Before taking this class, I was interested in both philosophy and the legal field. I am a philosophy major and am planning on attending law school following my graduation. However, I had never thought about how the two could overlap. This class taught me how to consider the legal field and legal issues from a philosophical standpoint.

When first looking at the syllabus in the beginning of the semester, seeing all the Latin legal jargon was intimidating. I had little to no experience with the meanings of those terms and was concerned that they were going to be the main topics of discussion. After adapting to the format of the class the next couple weeks, I felt more confident with my new knowledge about the module topics. Our first module topic that was ‘legal jargon’ was actus reus, and at that point I was comfortable with letting the readings and class discussion contribute to my understanding. I now know what actus reus is (which would be the “guilty act”, as opposed to mens rea being the “guilty mind”), but also the more advanced arguments surrounding the Latin jargon. This formulated a deeper understanding of common controversies in the legal field.

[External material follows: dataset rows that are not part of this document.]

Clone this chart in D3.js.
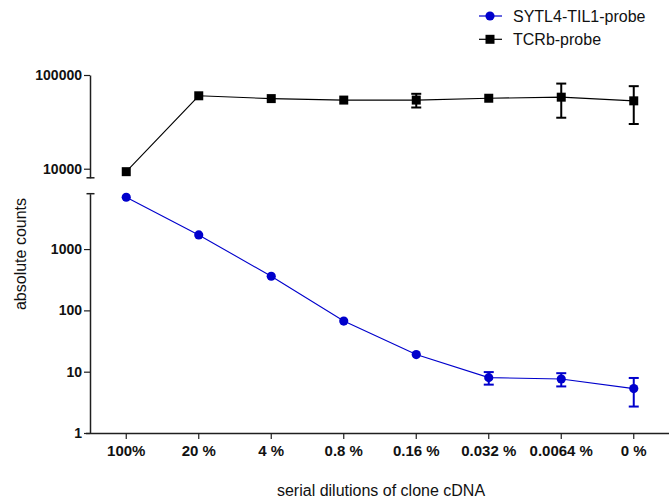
<!DOCTYPE html>
<html>
<head>
<meta charset="utf-8">
<script src="https://cdn.jsdelivr.net/npm/d3@7"></script>
<style>
  html, body { margin: 0; padding: 0; background: #fff; }
  svg { display: block; font-family: "Liberation Sans", Arial, sans-serif; }
</style>
</head>
<body>
<svg id="chart" width="669" height="501"></svg>
<script>
// Dilution steps on the x axis
const categories = ["100%", "20 %", "4 %", "0.8 %", "0.16 %", "0.032 %", "0.0064 %", "0 %"];

// SYTL4-TIL1 probe: mean counts and SD (null = no visible error bar)
const sytl4Mean = [7000, 1700, 360, 67, 19, 8.0, 7.6, 5.3];
const sytl4Sd   = [null, null, null, null, null, 1.85, 1.85, 2.6];

// TCRb probe: mean counts and SD
const tcrbMean = [9300, 60000, 56000, 54000, 54000, 56500, 58000, 53000];
const tcrbSd   = [null, null, null, null, 9000, null, 23000, 23000];

// Broken log axis: lower and upper segments
const lowDomain  = [1, 8000];
const highDomain = [8000, 100000];
const lowMajor  = [1, 10, 100, 1000];
const highMajor = [10000, 100000];
const lowMinor  = [2,3,4,5,6,7,8,9, 20,30,40,50,60,70,80,90, 200,300,400,500,600,700,800,900, 2000,3000,4000,5000,6000,7000];
const highMinor = [20000,30000,40000,50000,60000,70000,80000,90000];

const seriesNames = ["SYTL4-TIL1-probe", "TCRb-probe"];
const blue = "#0000cc";
const axisColor = "#1f1f1f";

const svg = d3.select("#chart");

const x = d3.scaleBand().domain(categories).range([90, 670]).paddingInner(0).paddingOuter(0);
const cx = d => x(d) + x.bandwidth() / 2;

const yLow  = d3.scaleLog().domain(lowDomain).range([433, 193.7]);
const yHigh = d3.scaleLog().domain(highDomain).range([177.8, 75]);
const y = v => (v >= 8000 ? yHigh(v) : yLow(v));

// ---- Y axis (two segments) ----
function drawSegment(scale, major, minor) {
  const g = svg.append("g").attr("transform", "translate(90,0)");
  g.call(d3.axisLeft(scale).tickValues(minor).tickSize(4).tickSizeOuter(0).tickFormat(""));
  g.call(d3.axisLeft(scale).tickValues(major).tickSize(6).tickSizeOuter(0)
    .tickPadding(2).tickFormat(d3.format("d")));
  g.selectAll("path.domain").attr("stroke", axisColor).attr("stroke-width", 1.5);
  g.selectAll(".tick line").attr("stroke", axisColor).attr("stroke-width", 1.2);
  g.selectAll(".tick text")
    .attr("fill", "#111")
    .attr("font-size", 14)
    .attr("font-weight", "bold")
    .attr("font-family", "'Liberation Sans', Arial, sans-serif");
  return g;
}
drawSegment(yLow, lowMajor, lowMinor);
drawSegment(yHigh, highMajor, highMinor);

// caps at the axis break
[yHigh(highDomain[0]), yLow(lowDomain[1])].forEach(py => {
  svg.append("line")
    .attr("x1", 86.5).attr("x2", 94.5)
    .attr("y1", py).attr("y2", py)
    .attr("stroke", axisColor).attr("stroke-width", 1.5);
});

// ---- X axis ----
const gx = svg.append("g").attr("transform", "translate(0,433)")
  .call(d3.axisBottom(x).tickSize(6).tickSizeOuter(0).tickPadding(6));
gx.select("path.domain").attr("stroke", axisColor).attr("stroke-width", 1.5)
  .attr("d", "M86,0.5H670");
gx.selectAll(".tick line").attr("stroke", axisColor).attr("stroke-width", 1.2);
gx.selectAll(".tick text")
  .attr("fill", "#111")
  .attr("font-size", 15)
  .attr("font-weight", "bold")
  .attr("font-family", "'Liberation Sans', Arial, sans-serif");

// ---- Axis titles ----
svg.append("text")
  .attr("x", 381).attr("y", 496)
  .attr("text-anchor", "middle")
  .attr("font-size", 16).attr("fill", "#111")
  .text("serial dilutions of clone cDNA");

svg.append("text")
  .attr("transform", "translate(26,254) rotate(-90)")
  .attr("text-anchor", "middle")
  .attr("font-size", 16).attr("fill", "#111")
  .text("absolute counts");

// ---- Series ----
function drawSeries(means, sds, color, shape) {
  const pts = categories.map((c, i) => ({ c, v: means[i], sd: sds[i] }));
  svg.append("path")
    .datum(pts)
    .attr("fill", "none")
    .attr("stroke", color)
    .attr("stroke-width", 1.1)
    .attr("d", d3.line().x(d => cx(d.c)).y(d => y(d.v)));

  const eb = svg.append("g").attr("stroke", color).attr("stroke-width", 2).attr("fill", "none");
  pts.filter(d => d.sd != null).forEach(d => {
    const px = cx(d.c);
    const top = y(d.v + d.sd), bot = y(d.v - d.sd);
    eb.append("line").attr("x1", px).attr("x2", px).attr("y1", top).attr("y2", bot);
    eb.append("line").attr("x1", px - 5).attr("x2", px + 5).attr("y1", top).attr("y2", top);
    eb.append("line").attr("x1", px - 5).attr("x2", px + 5).attr("y1", bot).attr("y2", bot);
  });

  const sym = d3.symbol().type(shape).size(shape === d3.symbolCircle ? 66 : 81);
  svg.append("g").selectAll("path.pt").data(pts).join("path")
    .attr("transform", d => `translate(${cx(d.c)},${y(d.v)})`)
    .attr("d", sym)
    .attr("fill", color);
}
drawSeries(tcrbMean, tcrbSd, "#000", d3.symbolSquare);
drawSeries(sytl4Mean, sytl4Sd, blue, d3.symbolCircle);

// ---- Legend ----
const legendItems = [
  { name: seriesNames[0], color: blue, shape: d3.symbolCircle, size: 66 },
  { name: seriesNames[1], color: "#000", shape: d3.symbolSquare, size: 81 }
];
const lg = svg.append("g");
legendItems.forEach((it, i) => {
  const ly = 16 + i * 23.3;
  lg.append("line").attr("x1", 479).attr("x2", 502).attr("y1", ly).attr("y2", ly)
    .attr("stroke", it.color).attr("stroke-width", 1.2);
  lg.append("path").attr("transform", `translate(490,${ly})`)
    .attr("d", d3.symbol().type(it.shape).size(it.size)).attr("fill", it.color);
  lg.append("text").attr("x", 513).attr("y", ly).attr("dy", "0.35em")
    .attr("font-size", 16).attr("fill", "#111").text(it.name);
});
</script>
</body>
</html>
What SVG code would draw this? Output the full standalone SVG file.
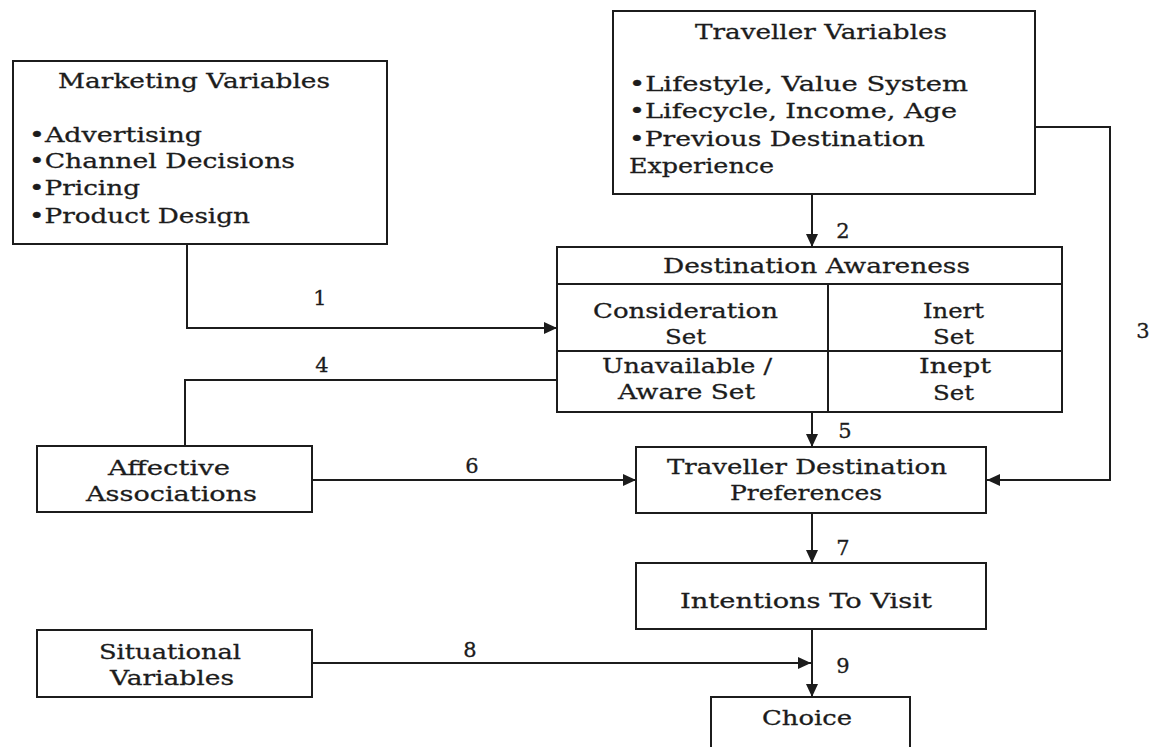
<svg xmlns="http://www.w3.org/2000/svg" width="1156" height="747" viewBox="0 0 1156 747">
  <defs>
    <style>
      .box { fill: #ffffff; stroke: #1c1c1c; stroke-width: 2; }
      .rule { fill: none; stroke: #1c1c1c; stroke-width: 2; }
      .wire { fill: none; stroke: #1c1c1c; stroke-width: 2; }
      .t { font-family: "DejaVu Serif", "Liberation Serif", serif; font-size: 21px; fill: #1c1c1c; stroke: #1c1c1c; stroke-width: 0.3; }
      .n { font-family: "DejaVu Serif", "Liberation Serif", serif; font-size: 21px; fill: #1c1c1c; stroke: #1c1c1c; stroke-width: 0.3; text-anchor: middle; }
    </style>
    <marker id="arrow" viewBox="0 0 13 12" refX="13" refY="6" markerWidth="13" markerHeight="12" markerUnits="userSpaceOnUse" orient="auto">
      <path d="M0,0 L13,6 L0,12 Z" fill="#1c1c1c"/>
    </marker>
  </defs>

  <rect width="1156" height="747" fill="#ffffff"/>

  <!-- connectors -->
  <g id="connectors">
    <path class="wire" d="M187,244 V328 H557" marker-end="url(#arrow)"/>
    <path class="wire" d="M812,194 V247" marker-end="url(#arrow)"/>
    <path class="wire" d="M1035,127 H1110 V480 H987" marker-end="url(#arrow)"/>
    <path class="wire" d="M557,380 H185 V446" stroke-linecap="square"/>
    <path class="wire" d="M812,412 V447" marker-end="url(#arrow)"/>
    <path class="wire" d="M312,480 H636" marker-end="url(#arrow)"/>
    <path class="wire" d="M812,513 V563" marker-end="url(#arrow)"/>
    <path class="wire" d="M312,663 H811" marker-end="url(#arrow)"/>
    <path class="wire" d="M812,629 V697" marker-end="url(#arrow)"/>

    <text class="n" x="320" y="305">1</text>
    <text class="n" x="843" y="238">2</text>
    <text class="n" x="1143" y="338">3</text>
    <text class="n" x="322" y="372">4</text>
    <text class="n" x="845" y="438">5</text>
    <text class="n" x="472" y="473">6</text>
    <text class="n" x="843" y="555">7</text>
    <text class="n" x="470" y="657">8</text>
    <text class="n" x="843" y="673">9</text>
  </g>

  <!-- marketing variables -->
  <g id="marketing">
    <rect class="box" x="13" y="61" width="374" height="183"/>
    <text class="t" x="58" y="88" textLength="272" lengthAdjust="spacingAndGlyphs">Marketing Variables</text>
    <text class="t" x="29" y="142" textLength="173" lengthAdjust="spacingAndGlyphs">•Advertising</text>
    <text class="t" x="29" y="168" textLength="266" lengthAdjust="spacingAndGlyphs">•Channel Decisions</text>
    <text class="t" x="29" y="195" textLength="111" lengthAdjust="spacingAndGlyphs">•Pricing</text>
    <text class="t" x="29" y="223" textLength="221" lengthAdjust="spacingAndGlyphs">•Product Design</text>
  </g>

  <!-- traveller variables -->
  <g id="traveller">
    <rect class="box" x="613" y="11" width="422" height="183"/>
    <text class="t" x="695" y="39" textLength="252" lengthAdjust="spacingAndGlyphs">Traveller Variables</text>
    <text class="t" x="629" y="91" textLength="339" lengthAdjust="spacingAndGlyphs">•Lifestyle, Value System</text>
    <text class="t" x="629" y="118" textLength="328" lengthAdjust="spacingAndGlyphs">•Lifecycle, Income, Age</text>
    <text class="t" x="629" y="146" textLength="296" lengthAdjust="spacingAndGlyphs">•Previous Destination</text>
    <text class="t" x="629" y="173" textLength="145" lengthAdjust="spacingAndGlyphs">Experience</text>
  </g>

  <!-- destination awareness table -->
  <g id="awareness">
    <rect class="box" x="557" y="247" width="505" height="165"/>
    <path class="rule" d="M557,284 H1062 M557,351 H1062 M828,284 V412"/>
    <text class="t" x="663" y="273" textLength="307" lengthAdjust="spacingAndGlyphs">Destination Awareness</text>
    <text class="t" x="593" y="318" textLength="185" lengthAdjust="spacingAndGlyphs">Consideration</text>
    <text class="t" x="665" y="344" textLength="41" lengthAdjust="spacingAndGlyphs">Set</text>
    <text class="t" x="602" y="373" textLength="170" lengthAdjust="spacingAndGlyphs">Unavailable /</text>
    <text class="t" x="618" y="399" textLength="137" lengthAdjust="spacingAndGlyphs">Aware Set</text>
    <text class="t" x="923" y="318" textLength="61" lengthAdjust="spacingAndGlyphs">Inert</text>
    <text class="t" x="933" y="344" textLength="41" lengthAdjust="spacingAndGlyphs">Set</text>
    <text class="t" x="919" y="373" textLength="72" lengthAdjust="spacingAndGlyphs">Inept</text>
    <text class="t" x="933" y="400" textLength="41" lengthAdjust="spacingAndGlyphs">Set</text>
  </g>

  <!-- affective associations -->
  <g id="affective">
    <rect class="box" x="37" y="446" width="275" height="66"/>
    <text class="t" x="108" y="475" textLength="122" lengthAdjust="spacingAndGlyphs">Affective</text>
    <text class="t" x="86" y="501" textLength="171" lengthAdjust="spacingAndGlyphs">Associations</text>
  </g>

  <!-- traveller destination preferences -->
  <g id="preferences">
    <rect class="box" x="636" y="447" width="350" height="66"/>
    <text class="t" x="667" y="474" textLength="280" lengthAdjust="spacingAndGlyphs">Traveller Destination</text>
    <text class="t" x="730" y="500" textLength="152" lengthAdjust="spacingAndGlyphs">Preferences</text>
  </g>

  <!-- intentions to visit -->
  <g id="intentions">
    <rect class="box" x="636" y="563" width="350" height="66"/>
    <text class="t" x="680" y="608" textLength="252" lengthAdjust="spacingAndGlyphs">Intentions To Visit</text>
  </g>

  <!-- situational variables -->
  <g id="situational">
    <rect class="box" x="37" y="630" width="275" height="67"/>
    <text class="t" x="99" y="659" textLength="142" lengthAdjust="spacingAndGlyphs">Situational</text>
    <text class="t" x="110" y="685" textLength="124" lengthAdjust="spacingAndGlyphs">Variables</text>
  </g>

  <!-- choice -->
  <g id="choice">
    <rect class="box" x="711" y="697" width="199" height="52"/>
    <text class="t" x="762" y="725" textLength="90" lengthAdjust="spacingAndGlyphs">Choice</text>
  </g>
</svg>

The principles and Latin jargon we covered in the beginning of the semester certainly served as the foundation for the more complex module topics that took place at the end of the semester. I especially enjoyed talking about the different kinds of punishment. In previous law and legal issues classes I’ve taken, we only covered retributive versus rehabilitative punishment as definitions. This class fostered a more intense discussion about the arguments for and against each type of punishment, something I found so interesting I want to continue the research in order to write my final paper on the topic.

I think which articles peaked my interest certainly correlate to what I believe is my most and least successful Medium post. The Medium posts that involved Latin legal jargon — such as my piece on Yaffe’s mens rea article — were the most successful. In addition, I think the posts where I engaged more with the readings were more successful. The focused summaries I completed in the beginning of the semester I am least proud of, but I particularly enjoyed doing Critical Applications and Critical Engagements and I believe are my most successful.

I feel more confident pursuing law school after this class. I think I will more easily adjust to the difficult topics and discussions had in law school with this foundational knowledge. In addition, I am happy that two of my academic interests were able to overlap.